Stated problem: The listing below begins with the first line you should copy; stop after the line containing "0.06, 0.07, 0.08];", and drop every picture.

▬▬▬

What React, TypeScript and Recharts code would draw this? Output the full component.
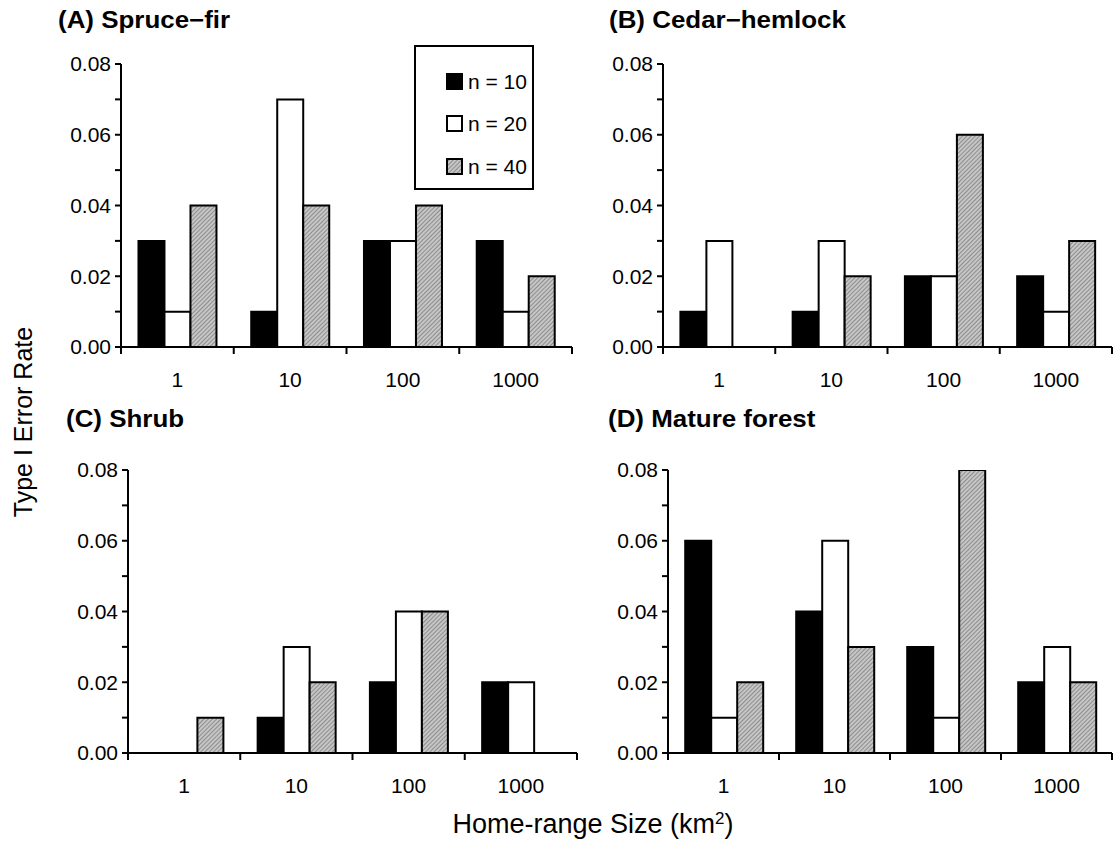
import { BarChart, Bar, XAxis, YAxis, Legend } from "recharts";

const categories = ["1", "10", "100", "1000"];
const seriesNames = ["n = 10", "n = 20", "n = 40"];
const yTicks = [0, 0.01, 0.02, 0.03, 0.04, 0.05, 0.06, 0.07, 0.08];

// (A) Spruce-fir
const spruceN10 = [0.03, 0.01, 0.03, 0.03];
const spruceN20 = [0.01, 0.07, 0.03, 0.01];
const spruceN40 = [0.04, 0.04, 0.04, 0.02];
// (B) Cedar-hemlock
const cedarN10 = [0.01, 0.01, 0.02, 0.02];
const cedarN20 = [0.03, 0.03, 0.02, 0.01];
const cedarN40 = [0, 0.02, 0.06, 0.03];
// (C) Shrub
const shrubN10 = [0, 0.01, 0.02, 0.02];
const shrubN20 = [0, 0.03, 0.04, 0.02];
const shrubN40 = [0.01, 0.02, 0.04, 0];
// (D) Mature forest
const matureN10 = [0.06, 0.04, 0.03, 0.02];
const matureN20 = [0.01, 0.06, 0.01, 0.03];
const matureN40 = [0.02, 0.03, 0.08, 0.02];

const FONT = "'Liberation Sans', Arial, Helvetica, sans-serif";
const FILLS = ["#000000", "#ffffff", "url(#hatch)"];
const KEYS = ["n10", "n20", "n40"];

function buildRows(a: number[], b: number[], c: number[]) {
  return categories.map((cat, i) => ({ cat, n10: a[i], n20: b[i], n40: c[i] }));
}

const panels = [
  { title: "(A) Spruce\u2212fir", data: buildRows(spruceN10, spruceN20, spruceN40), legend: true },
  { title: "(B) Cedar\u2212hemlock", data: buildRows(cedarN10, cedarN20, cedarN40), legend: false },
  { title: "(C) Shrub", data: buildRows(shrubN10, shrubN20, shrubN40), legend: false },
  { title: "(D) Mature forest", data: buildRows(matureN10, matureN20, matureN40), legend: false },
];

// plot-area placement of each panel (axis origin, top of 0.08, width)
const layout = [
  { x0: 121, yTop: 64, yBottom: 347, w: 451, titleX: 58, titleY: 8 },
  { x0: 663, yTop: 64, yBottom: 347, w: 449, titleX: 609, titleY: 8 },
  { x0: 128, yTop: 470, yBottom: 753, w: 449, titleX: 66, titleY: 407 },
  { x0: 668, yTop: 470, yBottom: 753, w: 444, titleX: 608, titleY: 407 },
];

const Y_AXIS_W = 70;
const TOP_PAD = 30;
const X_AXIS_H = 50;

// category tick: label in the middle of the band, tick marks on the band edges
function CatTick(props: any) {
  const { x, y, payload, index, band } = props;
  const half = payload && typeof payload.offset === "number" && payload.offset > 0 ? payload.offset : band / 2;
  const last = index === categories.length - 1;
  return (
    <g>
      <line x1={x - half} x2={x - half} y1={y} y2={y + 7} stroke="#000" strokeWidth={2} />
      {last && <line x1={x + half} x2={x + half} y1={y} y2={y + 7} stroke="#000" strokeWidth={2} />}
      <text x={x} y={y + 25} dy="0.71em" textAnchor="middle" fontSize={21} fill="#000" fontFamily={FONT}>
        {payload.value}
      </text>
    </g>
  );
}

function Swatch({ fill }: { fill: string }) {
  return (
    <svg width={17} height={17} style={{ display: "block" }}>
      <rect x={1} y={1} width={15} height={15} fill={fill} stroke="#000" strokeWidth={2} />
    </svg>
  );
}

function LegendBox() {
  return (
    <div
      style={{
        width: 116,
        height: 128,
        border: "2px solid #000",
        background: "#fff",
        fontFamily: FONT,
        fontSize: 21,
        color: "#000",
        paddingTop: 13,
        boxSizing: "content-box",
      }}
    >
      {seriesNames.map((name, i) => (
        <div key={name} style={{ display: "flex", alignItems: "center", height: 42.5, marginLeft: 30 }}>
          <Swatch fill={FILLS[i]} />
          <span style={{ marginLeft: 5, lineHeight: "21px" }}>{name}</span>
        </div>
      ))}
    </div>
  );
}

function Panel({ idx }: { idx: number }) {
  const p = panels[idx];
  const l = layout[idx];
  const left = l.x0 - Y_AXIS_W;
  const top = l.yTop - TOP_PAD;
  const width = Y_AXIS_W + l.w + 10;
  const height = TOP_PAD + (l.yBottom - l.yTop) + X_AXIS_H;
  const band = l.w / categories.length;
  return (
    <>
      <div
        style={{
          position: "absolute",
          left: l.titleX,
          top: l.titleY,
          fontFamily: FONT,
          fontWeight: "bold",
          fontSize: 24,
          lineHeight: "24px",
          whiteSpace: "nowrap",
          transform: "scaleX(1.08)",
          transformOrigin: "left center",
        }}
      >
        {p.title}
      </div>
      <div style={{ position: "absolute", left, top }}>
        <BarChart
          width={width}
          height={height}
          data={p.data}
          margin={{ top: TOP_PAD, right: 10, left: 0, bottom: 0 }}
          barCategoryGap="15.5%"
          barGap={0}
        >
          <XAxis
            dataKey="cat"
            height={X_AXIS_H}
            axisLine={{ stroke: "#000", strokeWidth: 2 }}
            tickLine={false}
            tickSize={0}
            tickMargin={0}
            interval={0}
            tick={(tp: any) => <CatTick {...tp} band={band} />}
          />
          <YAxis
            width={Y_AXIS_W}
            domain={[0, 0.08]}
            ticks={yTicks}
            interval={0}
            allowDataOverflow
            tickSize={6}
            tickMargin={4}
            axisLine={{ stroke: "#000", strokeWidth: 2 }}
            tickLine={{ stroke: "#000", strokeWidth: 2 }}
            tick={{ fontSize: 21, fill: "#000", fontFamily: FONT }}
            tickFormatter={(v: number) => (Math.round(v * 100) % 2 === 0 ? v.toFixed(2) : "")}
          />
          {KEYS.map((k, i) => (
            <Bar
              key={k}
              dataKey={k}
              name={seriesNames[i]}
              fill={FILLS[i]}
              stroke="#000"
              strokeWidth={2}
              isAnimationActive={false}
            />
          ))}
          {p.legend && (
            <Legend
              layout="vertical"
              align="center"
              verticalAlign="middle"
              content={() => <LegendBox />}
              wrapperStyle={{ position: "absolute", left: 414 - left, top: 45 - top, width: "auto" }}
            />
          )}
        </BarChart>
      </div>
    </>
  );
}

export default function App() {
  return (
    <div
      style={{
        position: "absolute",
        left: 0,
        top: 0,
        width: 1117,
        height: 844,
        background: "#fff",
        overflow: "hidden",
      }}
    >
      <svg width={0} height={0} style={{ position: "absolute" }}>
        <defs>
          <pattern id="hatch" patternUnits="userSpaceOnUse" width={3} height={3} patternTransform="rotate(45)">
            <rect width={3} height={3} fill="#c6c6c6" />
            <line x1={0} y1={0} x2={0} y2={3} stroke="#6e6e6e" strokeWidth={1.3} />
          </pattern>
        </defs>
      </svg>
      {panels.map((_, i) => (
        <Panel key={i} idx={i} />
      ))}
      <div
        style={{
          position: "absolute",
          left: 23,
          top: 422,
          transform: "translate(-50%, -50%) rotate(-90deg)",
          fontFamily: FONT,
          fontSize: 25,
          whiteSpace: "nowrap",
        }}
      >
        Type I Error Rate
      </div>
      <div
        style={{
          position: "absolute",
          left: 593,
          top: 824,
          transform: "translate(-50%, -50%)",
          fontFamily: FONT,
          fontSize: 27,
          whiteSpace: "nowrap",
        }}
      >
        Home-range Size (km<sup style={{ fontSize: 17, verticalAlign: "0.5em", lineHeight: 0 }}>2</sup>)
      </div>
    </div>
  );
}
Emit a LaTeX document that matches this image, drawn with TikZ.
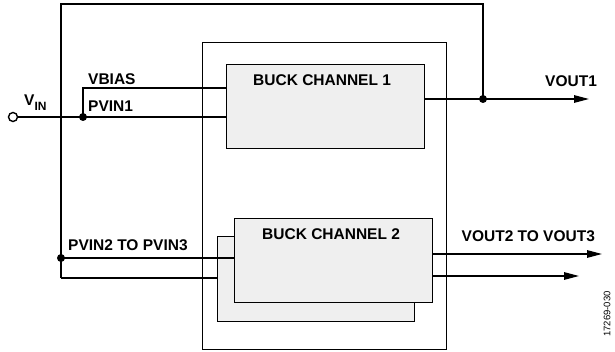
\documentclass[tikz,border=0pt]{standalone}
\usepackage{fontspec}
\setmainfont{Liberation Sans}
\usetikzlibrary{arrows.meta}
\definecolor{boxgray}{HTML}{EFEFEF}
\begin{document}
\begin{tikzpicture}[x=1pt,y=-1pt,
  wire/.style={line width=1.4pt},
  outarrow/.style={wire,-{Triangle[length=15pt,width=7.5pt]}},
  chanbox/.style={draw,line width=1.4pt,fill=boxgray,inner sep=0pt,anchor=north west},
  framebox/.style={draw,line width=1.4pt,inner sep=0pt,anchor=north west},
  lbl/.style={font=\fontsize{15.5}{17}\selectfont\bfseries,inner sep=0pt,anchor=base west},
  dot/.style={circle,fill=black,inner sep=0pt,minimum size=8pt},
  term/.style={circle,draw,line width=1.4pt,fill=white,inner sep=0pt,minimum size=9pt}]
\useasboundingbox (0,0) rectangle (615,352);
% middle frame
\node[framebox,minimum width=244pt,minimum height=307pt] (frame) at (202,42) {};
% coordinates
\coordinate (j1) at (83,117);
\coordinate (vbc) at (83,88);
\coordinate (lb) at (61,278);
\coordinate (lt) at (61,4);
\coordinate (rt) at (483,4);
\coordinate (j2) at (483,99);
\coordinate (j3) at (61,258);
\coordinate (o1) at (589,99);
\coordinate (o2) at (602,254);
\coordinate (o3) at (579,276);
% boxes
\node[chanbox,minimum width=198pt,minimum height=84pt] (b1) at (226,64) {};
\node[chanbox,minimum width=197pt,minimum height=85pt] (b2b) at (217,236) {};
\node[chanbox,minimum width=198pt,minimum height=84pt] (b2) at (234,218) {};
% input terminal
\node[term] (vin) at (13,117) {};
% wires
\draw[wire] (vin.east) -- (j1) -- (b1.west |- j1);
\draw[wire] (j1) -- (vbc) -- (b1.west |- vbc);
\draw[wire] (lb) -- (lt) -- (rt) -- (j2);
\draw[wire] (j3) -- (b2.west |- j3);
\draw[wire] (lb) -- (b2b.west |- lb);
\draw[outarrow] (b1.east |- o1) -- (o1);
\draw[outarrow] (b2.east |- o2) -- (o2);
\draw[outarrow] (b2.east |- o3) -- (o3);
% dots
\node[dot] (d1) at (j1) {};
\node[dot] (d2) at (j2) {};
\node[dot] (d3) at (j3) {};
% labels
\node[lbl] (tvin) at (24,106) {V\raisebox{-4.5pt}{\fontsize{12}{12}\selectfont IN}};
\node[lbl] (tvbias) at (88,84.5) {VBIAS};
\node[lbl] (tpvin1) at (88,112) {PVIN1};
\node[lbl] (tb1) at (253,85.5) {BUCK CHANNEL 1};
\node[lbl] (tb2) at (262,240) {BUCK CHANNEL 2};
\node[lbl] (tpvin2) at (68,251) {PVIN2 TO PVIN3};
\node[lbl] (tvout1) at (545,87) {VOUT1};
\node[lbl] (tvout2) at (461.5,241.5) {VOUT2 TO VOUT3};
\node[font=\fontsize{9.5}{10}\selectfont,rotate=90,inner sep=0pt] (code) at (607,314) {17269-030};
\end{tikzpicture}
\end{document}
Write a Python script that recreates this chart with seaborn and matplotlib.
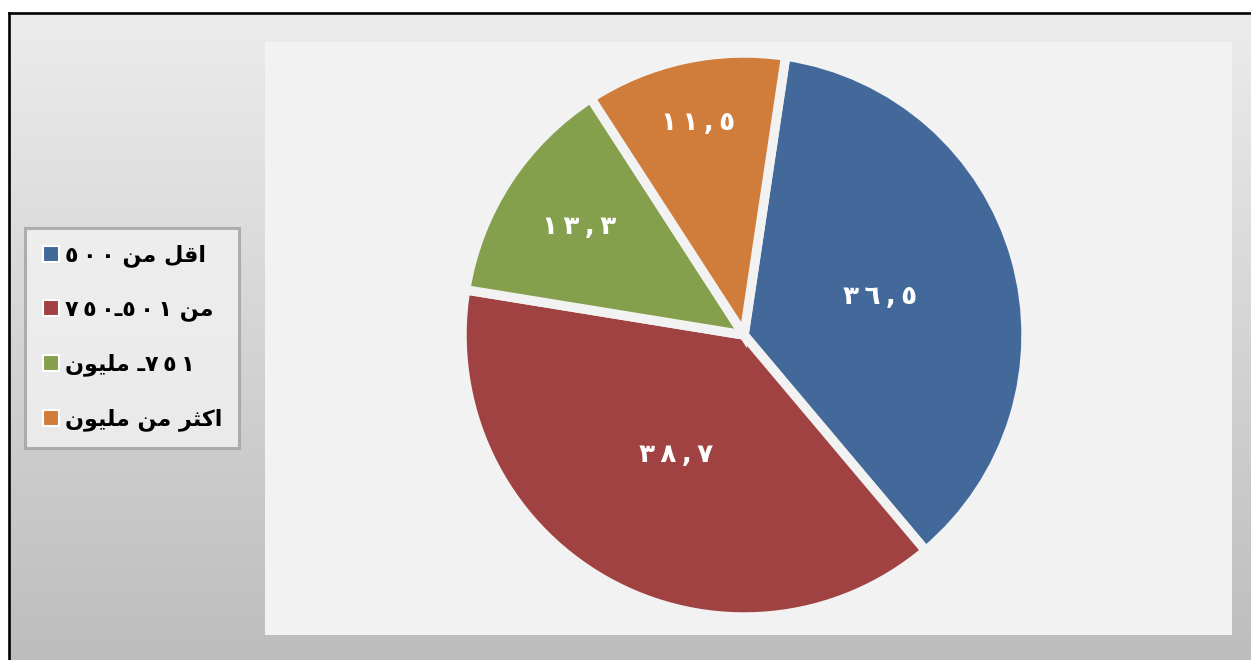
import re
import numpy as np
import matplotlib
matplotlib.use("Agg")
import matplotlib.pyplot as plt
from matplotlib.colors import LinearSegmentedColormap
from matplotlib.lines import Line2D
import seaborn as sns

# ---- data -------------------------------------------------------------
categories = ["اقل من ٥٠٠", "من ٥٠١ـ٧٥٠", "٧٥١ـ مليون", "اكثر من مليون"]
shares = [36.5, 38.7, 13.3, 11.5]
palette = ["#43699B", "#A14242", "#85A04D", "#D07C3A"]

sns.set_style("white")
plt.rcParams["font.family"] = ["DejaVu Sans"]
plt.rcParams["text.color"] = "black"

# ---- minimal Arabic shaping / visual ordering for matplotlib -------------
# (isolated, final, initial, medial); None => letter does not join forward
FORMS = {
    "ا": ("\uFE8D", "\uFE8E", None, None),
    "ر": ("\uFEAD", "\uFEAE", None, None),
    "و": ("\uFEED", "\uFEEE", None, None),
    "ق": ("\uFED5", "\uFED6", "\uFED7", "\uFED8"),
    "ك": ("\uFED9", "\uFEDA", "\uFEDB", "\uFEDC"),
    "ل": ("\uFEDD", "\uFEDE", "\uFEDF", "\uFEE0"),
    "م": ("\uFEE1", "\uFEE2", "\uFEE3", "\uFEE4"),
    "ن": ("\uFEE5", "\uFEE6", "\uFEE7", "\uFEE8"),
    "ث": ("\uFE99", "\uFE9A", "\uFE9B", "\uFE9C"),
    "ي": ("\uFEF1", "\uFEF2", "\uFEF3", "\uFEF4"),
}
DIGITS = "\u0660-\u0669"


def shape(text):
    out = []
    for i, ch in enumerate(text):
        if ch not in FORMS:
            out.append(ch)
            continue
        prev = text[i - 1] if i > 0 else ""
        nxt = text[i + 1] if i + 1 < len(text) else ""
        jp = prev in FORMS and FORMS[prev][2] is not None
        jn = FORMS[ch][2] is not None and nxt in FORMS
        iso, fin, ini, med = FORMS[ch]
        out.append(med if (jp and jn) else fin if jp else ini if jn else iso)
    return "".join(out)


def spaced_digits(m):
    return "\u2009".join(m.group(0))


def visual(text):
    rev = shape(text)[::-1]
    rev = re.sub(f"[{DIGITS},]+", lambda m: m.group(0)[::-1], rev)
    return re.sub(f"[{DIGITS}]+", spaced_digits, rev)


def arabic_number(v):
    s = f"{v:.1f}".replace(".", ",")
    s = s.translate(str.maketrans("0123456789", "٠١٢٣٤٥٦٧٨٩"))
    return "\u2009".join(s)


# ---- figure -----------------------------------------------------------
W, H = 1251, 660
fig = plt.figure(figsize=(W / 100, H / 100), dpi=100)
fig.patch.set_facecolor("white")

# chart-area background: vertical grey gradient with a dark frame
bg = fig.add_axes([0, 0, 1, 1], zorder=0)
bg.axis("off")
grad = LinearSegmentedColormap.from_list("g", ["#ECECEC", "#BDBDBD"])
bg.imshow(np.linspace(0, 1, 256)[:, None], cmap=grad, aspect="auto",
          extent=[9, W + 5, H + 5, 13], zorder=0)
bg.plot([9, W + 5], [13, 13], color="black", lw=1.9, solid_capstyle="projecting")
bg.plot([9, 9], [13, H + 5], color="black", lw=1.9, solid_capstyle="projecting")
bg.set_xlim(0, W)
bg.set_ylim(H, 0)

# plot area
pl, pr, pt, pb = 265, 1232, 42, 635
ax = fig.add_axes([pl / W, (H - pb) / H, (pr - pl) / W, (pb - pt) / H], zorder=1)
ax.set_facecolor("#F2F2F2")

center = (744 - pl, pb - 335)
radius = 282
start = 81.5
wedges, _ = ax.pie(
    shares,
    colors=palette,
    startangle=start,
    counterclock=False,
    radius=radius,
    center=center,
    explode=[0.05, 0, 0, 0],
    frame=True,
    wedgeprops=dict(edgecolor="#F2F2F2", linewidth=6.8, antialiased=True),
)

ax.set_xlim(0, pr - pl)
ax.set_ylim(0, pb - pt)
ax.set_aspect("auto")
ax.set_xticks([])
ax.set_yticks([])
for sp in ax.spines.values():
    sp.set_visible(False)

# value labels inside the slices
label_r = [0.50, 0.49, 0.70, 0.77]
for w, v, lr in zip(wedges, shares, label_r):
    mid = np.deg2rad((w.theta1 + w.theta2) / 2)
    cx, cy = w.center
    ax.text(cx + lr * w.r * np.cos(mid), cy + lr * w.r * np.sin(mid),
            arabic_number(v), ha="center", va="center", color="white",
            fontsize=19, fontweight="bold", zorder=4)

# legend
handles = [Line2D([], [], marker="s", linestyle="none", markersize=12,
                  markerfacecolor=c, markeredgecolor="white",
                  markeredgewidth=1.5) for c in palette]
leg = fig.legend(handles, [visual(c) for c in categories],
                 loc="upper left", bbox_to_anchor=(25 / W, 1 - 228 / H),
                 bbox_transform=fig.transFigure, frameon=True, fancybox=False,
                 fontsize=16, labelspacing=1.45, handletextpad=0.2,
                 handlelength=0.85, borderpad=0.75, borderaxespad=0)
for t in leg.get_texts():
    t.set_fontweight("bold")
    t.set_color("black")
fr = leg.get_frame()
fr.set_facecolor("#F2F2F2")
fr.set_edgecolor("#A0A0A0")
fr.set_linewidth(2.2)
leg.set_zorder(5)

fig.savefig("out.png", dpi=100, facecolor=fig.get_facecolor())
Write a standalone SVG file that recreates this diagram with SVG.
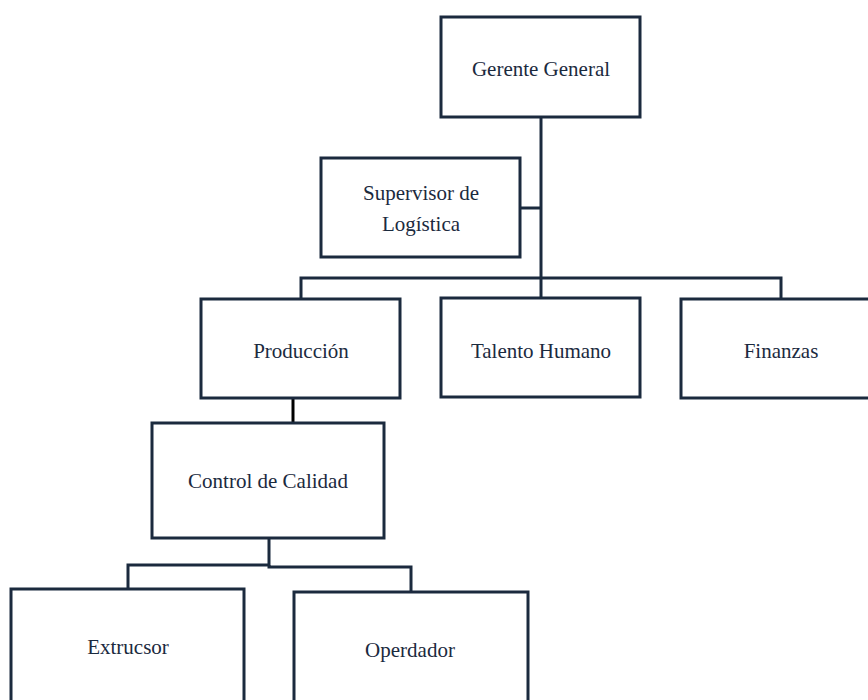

▬▬▬

Written answer:
What React, TypeScript and Recharts code would draw this? Output the full component.
import { BarChart, Bar, XAxis, YAxis, Legend } from "recharts";

const categories = ["1", "10", "100", "1000"];
const seriesNames = ["n = 10", "n = 20", "n = 40"];
const yTicks = [0, 0.01, 0.02, 0.03, 0.04, 0.05, 0.06, 0.07, 0.08];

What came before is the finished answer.